I'm Glad My Mum Drank While Pregnant… I Might Not Be Here Otherwise

I'm Glad My Mum Drank While Pregnant… I Might Not Be Here Otherwise

A landmark legal ruling in the UK threatens to criminalise mums-to-be for drinking while pregnant. And although the case that sparked this judgment is undoubtedly horrific, I’m just as worried about the law of unintended consequences… not least because drinking was the only thing that got my mother through her pregnancy. 

I’m joking—but only a bit. My parents were splitting up when my mum discovered she was pregnant. (The timeline varies depending on who you ask, but that’s a subject for another day.) I don’t suppose she would have had the baby, nor stayed with my dad for another six years, if she hadn’t been able to somehow dull the pain of a relationship that wasn’t working. And boy am I glad she did! 

I bet my mum’s not alone in getting through a stressful, hormonal time with a few glasses of Chardonnay. In fact, although half of all mothers give up alcohol entirely during pregnancy and don’t touch a drop for the whole nine months, the other fifty per cent do enjoy a tipple. In the vast majority of cases, it does no harm at all—except, perhaps, to their already blossoming waistlines.

Some mums do even worse. I’ve even heard of a couple who did lines of cocaine together at a dinner party despite the mum being relatively sure she was up the duff—because it was once-in-a-lifetime “really good stuff,” apparently, and, well, you would, wouldn’t you? (The kid in question turned out fine.) 

So what are we going to do with a prospective mum who eats undercooked eggs, theoretically putting her unborn at the risk of salmonella, or a knocked-up mother on drugs—even if those drugs are from the doctor? Bang her up and give her cell-born tot to a nice pair of foster lesbians in Crewe?

Of course, in the hideous case the Mail recounts, a child was born with a severe disability because her mother downed half a bottle of vodka and eight cans of strong lager a day (impressive!). But I’m not sure such outlying grotesqueries can be allowed to make criminals out of, what, half of all expectant mothers? It feels like a licence for baby-snatching and the sort of horrors committed by social workers so exhaustively recounted by Telegraph journalist Christopher Booker.

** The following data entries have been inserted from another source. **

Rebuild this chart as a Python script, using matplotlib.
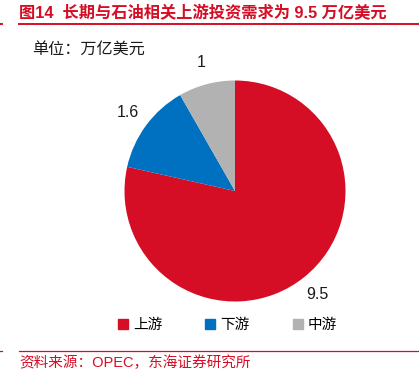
import matplotlib
matplotlib.use("Agg")
import matplotlib.pyplot as plt
from matplotlib.lines import Line2D
import numpy as np

categories = ["上游", "下游", "中游"]
values = [9.5, 1.6, 1]
value_labels = ["9.5", "1.6", "1"]
colors = ["#D50D25", "#0070C0", "#B2B2B2"]

title = "图14  长期与石油相关上游投资需求为 9.5 万亿美元"
unit = "单位：万亿美元"
source = "资料来源：OPEC，东海证券研究所"

FONT = ["Liberation Sans", "Noto Sans CJK SC"]
plt.rcParams["font.family"] = FONT

W, H = 419, 381
fig = plt.figure(figsize=(W / 100, H / 100), dpi=100)

def fx(px):
    return px / W

def fy(py):
    return 1 - py / H

# pie axes
cx, cy, r = 235, 191, 110.5
lim = 1.4
size = r * lim * 2
ax = fig.add_axes([fx(cx - size / 2), 1 - (cy + size / 2) / H, size / W, size / H])
wedges, texts = ax.pie(values, colors=colors, startangle=90, counterclock=False,
                       labels=value_labels, labeldistance=1.2,
                       wedgeprops=dict(linewidth=0),
                       textprops=dict(fontsize=11.5, color="#1a1a1a"))
for t in texts:
    t.set_ha("center")
    t.set_va("center")
ax.set_xlim(-lim, lim)
ax.set_ylim(-lim, lim)
ax.set_aspect("equal")
ax.axis("off")

red = "#D50D25"
fig.text(fx(19), fy(13), title, color=red, fontsize=11.7, fontweight="bold",
         ha="left", va="center")
fig.add_artist(Line2D([fx(19), 1], [fy(24), fy(24)], color=red, lw=1.4))
fig.add_artist(Line2D([0, fx(2)], [fy(24), fy(24)], color=red, lw=1.4))
fig.text(fx(32), fy(50), unit, color="#1a1a1a", fontsize=11.6, ha="left", va="center")

handles = [Line2D([], [], marker="s", linestyle="none", markersize=7,
                  markerfacecolor=c, markeredgecolor=c) for c in colors]
fig.legend(handles, categories, loc="center", bbox_to_anchor=(fx(227), fy(325)),
           ncol=3, frameon=False, fontsize=10.5, handlelength=0.8,
           handletextpad=0.3, columnspacing=2.9)

fig.add_artist(Line2D([fx(19), 1], [fy(350.5), fy(350.5)], color=red, lw=0.9))
fig.add_artist(Line2D([0, fx(2)], [fy(350.5), fy(350.5)], color=red, lw=0.9))
fig.text(fx(19), fy(363), source, color=red, fontsize=10.5, ha="left", va="center")

fig.savefig("out.png", dpi=100)
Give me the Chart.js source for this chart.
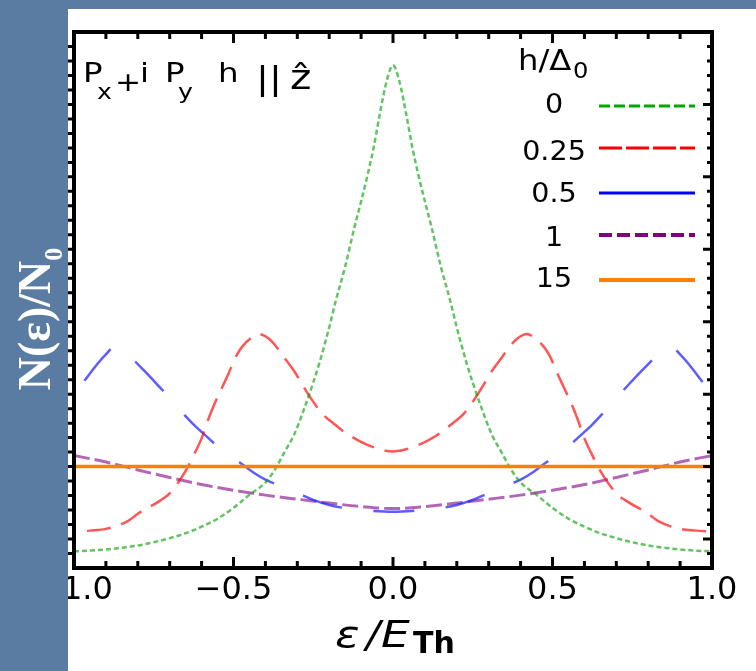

This ruling, should it go the wrong way, is going to be used to justify another power grab by a state desperate to inject itself into our private affairs. A licence for counterproductive, nannying interference, in other words. And that’s before we get to the horrible social consequences: imagine your local jobsworth publican, desperate for an excuse not to serve you, looking down his nose and saying: “Sorry, love. I think you might be preggers.” 

Is everyone’s health everyone’s business? I prefer to think not, and I’d rather not only the state butt out of my family’s decision-making but other people butt out, too. And here’s something else to consider: is it me, or is there a nasty whiff of class hatred about some of these conversations between clean-living north Londoners anxious to regulate the excesses of the great unwashed? Drinking, smoking, casual sex… they’d ban the lot if they could.

And what about the ideological hypocrisy of it all? For instance, middle-class pro-abortion campaigners are always banging on about “bodily autonomy” and a woman’s right to do what she wants with her body—provided the subject is killing their own kids—but turn the topic of conversation to grubby pursuits these pontificators frown upon, such as heavy drinking, and watch how quickly that censorious, finger-wagging instinct kicks in.

So no, thank you, I think we’ll leave mothers to decide what’s best for their own children, and to manage the physical and emotional journey of pregnancy however they like. If that includes—shock, horror—a slice of unpasteurised cheese in the second trimester, so be it.